Liaoning Ballet en avant

Dancers perform a scene from Liaoning Ballet's award-winning production Moon Reflecting in the Erquan Pond. File photos

They are rehearsing Tchaikovsky's Swan Lake, which the company debuted in 1980. A new production is being readied for a couple of performances in Japan and will feature in the long list of ballets to be performed as part of its 30th birthday celebration, which kicked off in May last year. Adaptations of Cervantes' Don Quixote and the Disney animation Mulan are also on the bill.

A collage of scenes from almost all the productions staged in the last 30 years will be the high point of the show. A conference to discuss the future of ballet in China will be held.

"This is our chance to promote ballet in Liaoning," says director Wang Xunyi, who has been with the company for 30 years. An exponent of Chinese-style ballet, he has directed several shows, including classic numbers - Nutcracker Suite, Sleeping Beauty, La Corsaire, Raymonda, Neapolitan - taking them around the world.

"There is a Chinese adage which says one becomes independent only after reaching 30. So will Liaoning ballet," he smiles. "The history of Chinese ballet is only 50 years old, but we are catching up very fast."

Liaoning Ballet, he says, made a departure from classical ballet by staging Moon Reflecting in the Erquan Pond, based on a traditional Chinese erhu (two-stringed fiddle) music piece. The production swept almost all the major national awards in dance and drama in 2005-6, including the Gold at the Sixth Chinese Drama Festival.

In 2002, The Last Emperor, on the life of the final Chinese emperor Pu Yi, staged in collaboration with the Stuttgart Ballet in Germany, won the Lotus prize at the Fourth National Dance Competition. Lu Meng earned the best dancer's trophy.

Other stars in the company include Zheng Yu, who won the gold at Liaoning Peach and Plum Cup Dance Competition in 2003, while Liu Shuang got the top spot at Liaoning Teenage Dance Competition in 1991. Zhao Yuan won gold at the Seoul International Ballet Competition in 2006.

The company's biggest achievement, Wang says, is in developing its training school, now the biggest of its kind in China.

About 95 percent of the dancers who eventually sign up with the company are spotted early on by the directors, to be nurtured and guided in the right direction.

"The school has given us some of the country's finest performers, like Lu Meng and Jiao Yang.
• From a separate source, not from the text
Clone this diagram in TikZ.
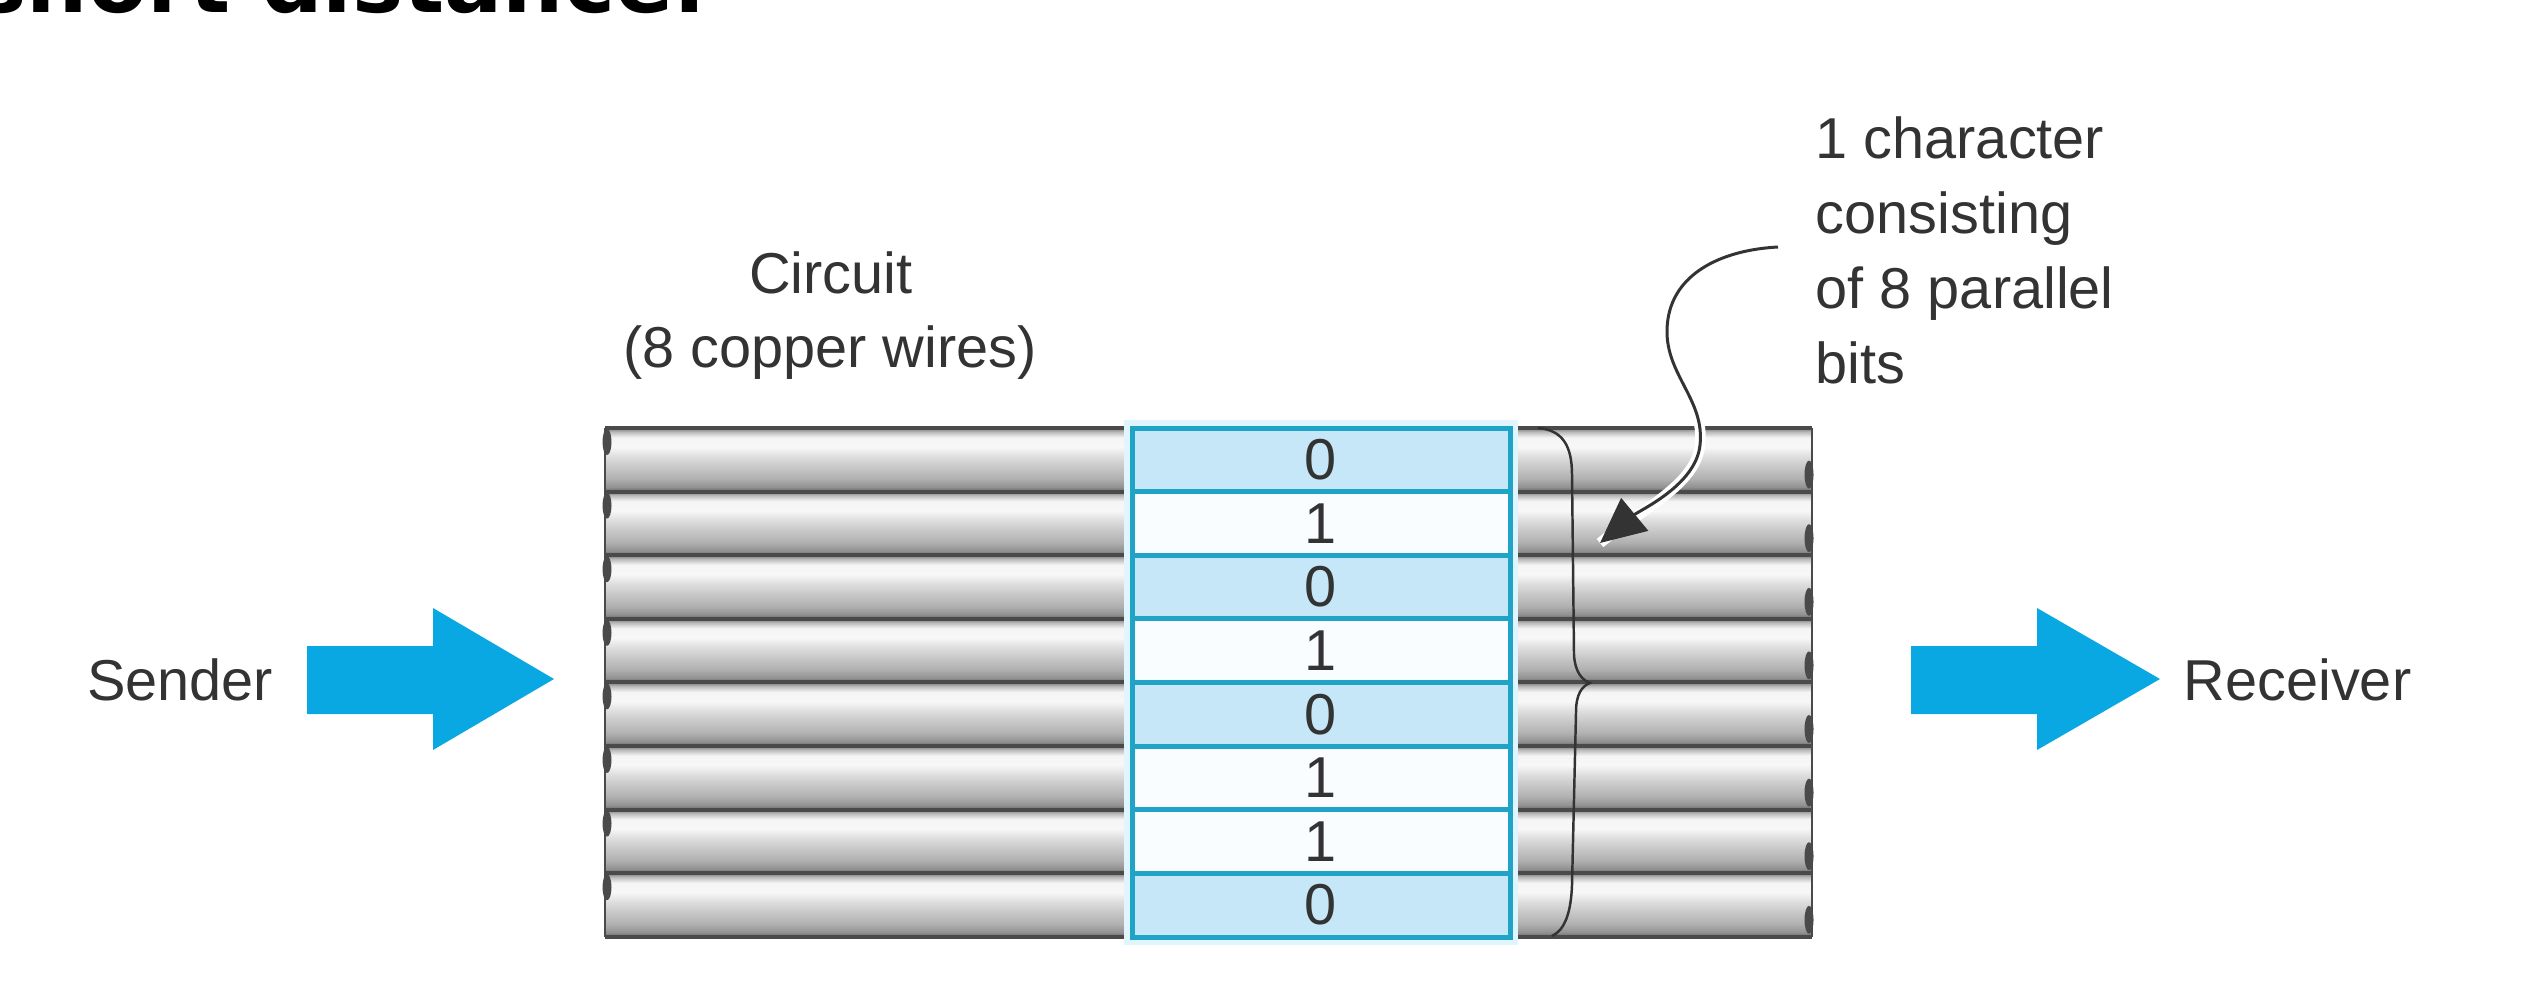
\documentclass[tikz,border=0pt]{standalone}
\usepackage{fontspec}
\setmainfont{Liberation Sans}
\newfontfamily\headfont{DejaVu Sans Bold}
\usetikzlibrary{arrows.meta}
\definecolor{txt}{HTML}{333333}
\definecolor{cyanline}{HTML}{1FA3C6}
\definecolor{bitfill0}{HTML}{C6E7F7}
\definecolor{bitfill1}{HTML}{FAFDFF}
\definecolor{arrowblue}{HTML}{0AA8E2}
\definecolor{wireline}{HTML}{4A4A4A}
\pgfdeclareverticalshading{wireshade}{100bp}{color(0bp)=(black!60); color(25bp)=(black!60); color(28.5bp)=(black!43); color(35bp)=(black!31); color(45bp)=(black!21); color(52.5bp)=(black!13); color(60bp)=(black!3); color(67.5bp)=(black!4); color(72bp)=(black!27); color(75bp)=(black!53); color(100bp)=(black!53)}
\tikzset{
  lbl/.style={font=\fontsize{16.4}{20}\selectfont, text=txt, inner sep=0pt},
  digit/.style={font=\fontsize{16.4}{20}\selectfont, text=txt, inner sep=0pt},
  blockarrow/.style={fill=arrowblue},
  bracestyle/.style={draw=txt, line width=0.7pt},
  curvearrow/.style={draw=txt, line width=0.85pt, -{Triangle[length=0.45cm,width=0.42cm]},
    preaction={draw=white, line width=3pt, arrows=-}},
}
\begin{document}
\begin{tikzpicture}[x=0.01cm, y=-0.01cm]
\useasboundingbox (0,0) rectangle (2534,1000);
\clip (0,0) rectangle (2534,1000);
\fill[white] (0,0) rectangle (2534,1000);

% cut-off heading
\node[anchor=base west, inner sep=0pt, font=\headfont\fontsize{24.5}{30}\selectfont, text=black] (head) at (-25,12) {short distance.};

% labels
\node[lbl, anchor=base] (circ) at (831,293) {Circuit};
\node[lbl, anchor=base] (circb) at (830,367) {(8 copper wires)};
\node[lbl, anchor=base west] (c1) at (1815,158) {1 character};
\node[lbl, anchor=base west] (c2) at (1815,233) {consisting};
\node[lbl, anchor=base west] (c3) at (1815,308) {of 8 parallel};
\node[lbl, anchor=base west] (c4) at (1815,383) {bits};
\node[lbl, anchor=base] (sender) at (180,700) {Sender};
\node[lbl, anchor=base west] (receiver) at (2183,700) {Receiver};

% wires
\foreach \i in {0,...,7} {
  \shade[shading=wireshade] (605,{428+63.6*\i}) rectangle (1812,{428+63.6*(\i+1)});
}
\foreach \i in {0,...,8} {
  \draw[wireline, line width=1.1pt] (605,{428+63.6*\i}) -- (1812,{428+63.6*\i});
}
\draw[wireline, line width=0.8pt] (605,428) -- (605,937);
\draw[wireline, line width=0.8pt] (1812,428) -- (1812,937);
\foreach \i in {0,...,7} {
  \fill[wireline] (607,{428+63.6*\i+14}) ellipse [x radius=0.045cm, y radius=0.13cm];
  \fill[wireline] (1809,{428+63.6*(\i+1)-17}) ellipse [x radius=0.045cm, y radius=0.14cm];
}

% bit box
\draw[cyan!12, line width=0.16cm] (1132,428) rectangle (1510,937);
\foreach \b [count=\i from 0] in {0,1,0,1,0,1,1,0} {
  \fill[bitfill\b] (1132,{428+63.6*\i}) rectangle (1510,{428+63.6*(\i+1)});
  \node[digit] (d\i) at (1321,{428+63.6*\i+31.8}) {\b};
}
\foreach \i in {1,...,7} {
  \draw[cyanline, line width=0.05cm] (1132,{428+63.6*\i}) -- (1510,{428+63.6*\i});
}
\draw[cyanline, line width=0.05cm] (1132,428) rectangle (1510,937);

% brace
\draw[bracestyle] (1538,428) .. controls (1562,430) and (1572,445) .. (1572,475)
  -- (1574,655) .. controls (1575,672) and (1582,680) .. (1590,683)
  .. controls (1582,686) and (1576,694) .. (1576,712)
  -- (1572,885) .. controls (1571,912) and (1565,930) .. (1552,936);

% curved pointer
\coordinate (cs) at (1778,247);
\coordinate (ce) at (1600,543);
\draw[curvearrow] (cs) .. controls (1720,250) and (1668,275) .. (1667,330)
  .. controls (1666,375) and (1705,400) .. (1700,445)
  .. controls (1696,485) and (1640,510) .. (ce);

% block arrows
\fill[blockarrow] (307,646) -- (433,646) -- (433,608) -- (554,679) -- (433,750) -- (433,714) -- (307,714) -- cycle;
\fill[blockarrow] (1911,646) -- (2037,646) -- (2037,608) -- (2160,679) -- (2037,750) -- (2037,714) -- (1911,714) -- cycle;
\end{tikzpicture}
\end{document}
Their presence gives Liaoning Ballet a solid foundation which now has a large repertoire of classical European and Russian, Chinese and modern ballets.

"Liaoning Ballet has really opened up the ballet scene in China," he adds.

"It's very important to seek out quality professionals from outside China and invite them to work for us, both as creative directors and instructors. Like they do with the Chinese football team, we too get foreign coaches to train our performers and we are showing the results."

Liaoning Ballet is evolving on the fast track.